● Description of the task: Omit every picture, then give all the entries again exactly.

== == ==

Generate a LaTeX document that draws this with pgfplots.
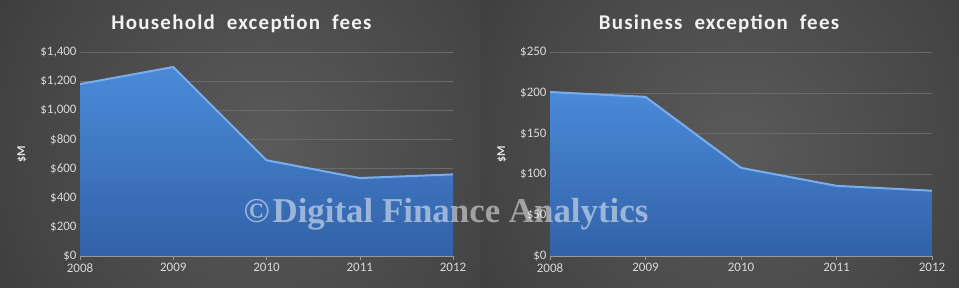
\documentclass[border=0pt]{standalone}
\usepackage{pgfplots}
\pgfplotsset{compat=1.18}
\usepackage{fontspec}
\setmainfont{Carlito}
\newfontfamily\wmfont{Liberation Serif}
\definecolor{bgin}{HTML}{5A5A5A}
\definecolor{bgmid}{HTML}{444444}
\definecolor{bgout}{HTML}{222222}
\definecolor{areatop}{HTML}{4A8AD8}
\definecolor{areabot}{HTML}{3262A8}
\definecolor{areaedge}{HTML}{78AEEE}
\definecolor{ticktxt}{HTML}{D9D9D9}
\definecolor{gridc}{HTML}{6A6A6A}
\pgfdeclareradialshading{bgshade}{\pgfpoint{0bp}{0bp}}{color(0bp)=(bgin); color(22bp)=(bgmid); color(50bp)=(bgout); color(72bp)=(bgout)}
\pgfplotsset{
  exc/.style={
    scale only axis, height=204bp,
    xmin=0, xmax=4, ymin=0,
    xtick={0,1,2,3,4},
    xticklabels={2008,2009,2010,2011,2012},
    axis x line*=bottom, axis y line*=left,
    y axis line style={draw=none},
    x axis line style={draw=gray!80},
    ytick style={draw=none},
    xtick style={draw=gray!80},
    xtick align=outside, major tick length=4bp,
    ymajorgrids, grid style={draw=gridc, line width=0.6bp},
    tick label style={font=\fontsize{13}{15}\selectfont, text=ticktxt},
    /pgf/number format/assume math mode=true,
    /pgf/number format/1000 sep={,},
    yticklabel={\$\pgfmathprintnumber{\tick}},
    title style={font=\bfseries\fontsize{21}{24}\selectfont\addfontfeature{LetterSpace=6}, text=white!95!black, yshift=10bp},
    every axis y label/.style={at={(axis description cs:0,0.5)}, rotate=90, anchor=center,
      font=\bfseries\fontsize{12}{14}\selectfont, text=white!90!black},
  }
}
\begin{document}
\begin{tikzpicture}
\fill[bgout] (0,0) rectangle (959bp,288bp);
\begin{scope}
\clip (0,0) rectangle (480bp,288bp);
\shade[shading=bgshade] (-15bp,-140bp) rectangle (545bp,420bp);
\end{scope}
\begin{scope}
\clip (480bp,0) rectangle (959bp,288bp);
\shade[shading=bgshade] (455bp,-140bp) rectangle (1015bp,420bp);
\end{scope}
\begin{axis}[exc, at={(80bp,32bp)}, anchor=south west, width=373bp,
  ymax=1400, ytick={0,200,...,1400},
  title={Household\hspace{6bp} exception\hspace{6bp} fees},
  title style={xshift=-25bp},
  ylabel={\$M}, every axis y label/.append style={yshift=58bp}]
\addplot[draw=none, top color=areatop, bottom color=areabot] coordinates {(0,1180) (1,1297) (2,657) (3,535) (4,560)} \closedcycle;
\addplot[areaedge, line width=2bp] coordinates {(0,1180) (1,1297) (2,657) (3,535) (4,560)};
\end{axis}
\begin{axis}[exc, at={(550bp,32bp)}, anchor=south west, width=382bp,
  ymax=250, ytick={0,50,...,250},
  title={Business\hspace{6bp} exception\hspace{6bp} fees},
  title style={xshift=-22bp},
  ylabel={\$M}, every axis y label/.append style={yshift=48bp}]
\addplot[draw=none, top color=areatop, bottom color=areabot] coordinates {(0,201) (1,195) (2,108) (3,86) (4,80)} \closedcycle;
\addplot[areaedge, line width=2bp] coordinates {(0,201) (1,195) (2,108) (3,86) (4,80)};
\end{axis}
\node[font=\wmfont\bfseries\fontsize{35}{38}\selectfont, text=white, opacity=0.5, inner sep=0] at (446bp,74bp) {©\hspace{3bp}Digital Finance Analytics};
\end{tikzpicture}
\end{document}
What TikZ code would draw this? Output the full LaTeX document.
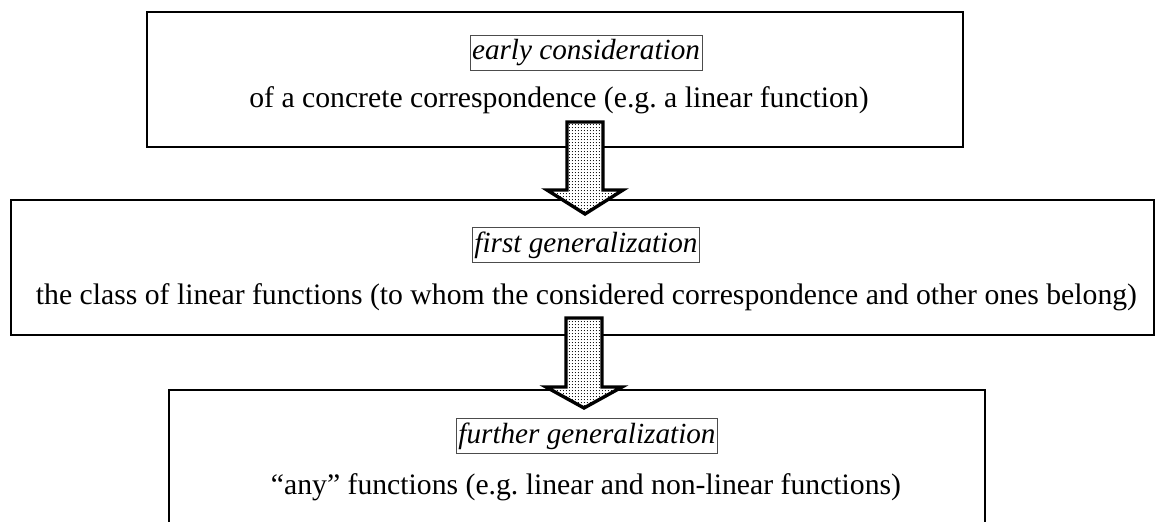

== == ==

● Response below:
Generate a LaTeX document that draws this with pgfplots.
\documentclass[border=0pt]{standalone}
\usepackage{pgfplots}
\pgfplotsset{compat=1.18}
\usepackage{fontspec}
\setmainfont{Carlito}
\newfontfamily\wmfont{Liberation Serif}
\definecolor{bgin}{HTML}{5A5A5A}
\definecolor{bgmid}{HTML}{444444}
\definecolor{bgout}{HTML}{222222}
\definecolor{areatop}{HTML}{4A8AD8}
\definecolor{areabot}{HTML}{3262A8}
\definecolor{areaedge}{HTML}{78AEEE}
\definecolor{ticktxt}{HTML}{D9D9D9}
\definecolor{gridc}{HTML}{6A6A6A}
\pgfdeclareradialshading{bgshade}{\pgfpoint{0bp}{0bp}}{color(0bp)=(bgin); color(22bp)=(bgmid); color(50bp)=(bgout); color(72bp)=(bgout)}
\pgfplotsset{
  exc/.style={
    scale only axis, height=204bp,
    xmin=0, xmax=4, ymin=0,
    xtick={0,1,2,3,4},
    xticklabels={2008,2009,2010,2011,2012},
    axis x line*=bottom, axis y line*=left,
    y axis line style={draw=none},
    x axis line style={draw=gray!80},
    ytick style={draw=none},
    xtick style={draw=gray!80},
    xtick align=outside, major tick length=4bp,
    ymajorgrids, grid style={draw=gridc, line width=0.6bp},
    tick label style={font=\fontsize{13}{15}\selectfont, text=ticktxt},
    /pgf/number format/assume math mode=true,
    /pgf/number format/1000 sep={,},
    yticklabel={\$\pgfmathprintnumber{\tick}},
    title style={font=\bfseries\fontsize{21}{24}\selectfont\addfontfeature{LetterSpace=6}, text=white!95!black, yshift=10bp},
    every axis y label/.style={at={(axis description cs:0,0.5)}, rotate=90, anchor=center,
      font=\bfseries\fontsize{12}{14}\selectfont, text=white!90!black},
  }
}
\begin{document}
\begin{tikzpicture}
\fill[bgout] (0,0) rectangle (959bp,288bp);
\begin{scope}
\clip (0,0) rectangle (480bp,288bp);
\shade[shading=bgshade] (-15bp,-140bp) rectangle (545bp,420bp);
\end{scope}
\begin{scope}
\clip (480bp,0) rectangle (959bp,288bp);
\shade[shading=bgshade] (455bp,-140bp) rectangle (1015bp,420bp);
\end{scope}
\begin{axis}[exc, at={(80bp,32bp)}, anchor=south west, width=373bp,
  ymax=1400, ytick={0,200,...,1400},
  title={Household\hspace{6bp} exception\hspace{6bp} fees},
  title style={xshift=-25bp},
  ylabel={\$M}, every axis y label/.append style={yshift=58bp}]
\addplot[draw=none, top color=areatop, bottom color=areabot] coordinates {(0,1180) (1,1297) (2,657) (3,535) (4,560)} \closedcycle;
\addplot[areaedge, line width=2bp] coordinates {(0,1180) (1,1297) (2,657) (3,535) (4,560)};
\end{axis}
\begin{axis}[exc, at={(550bp,32bp)}, anchor=south west, width=382bp,
  ymax=250, ytick={0,50,...,250},
  title={Business\hspace{6bp} exception\hspace{6bp} fees},
  title style={xshift=-22bp},
  ylabel={\$M}, every axis y label/.append style={yshift=48bp}]
\addplot[draw=none, top color=areatop, bottom color=areabot] coordinates {(0,201) (1,195) (2,108) (3,86) (4,80)} \closedcycle;
\addplot[areaedge, line width=2bp] coordinates {(0,201) (1,195) (2,108) (3,86) (4,80)};
\end{axis}
\node[font=\wmfont\bfseries\fontsize{35}{38}\selectfont, text=white, opacity=0.5, inner sep=0] at (446bp,74bp) {©\hspace{3bp}Digital Finance Analytics};
\end{tikzpicture}
\end{document}
What TikZ code would draw this? Output the full LaTeX document.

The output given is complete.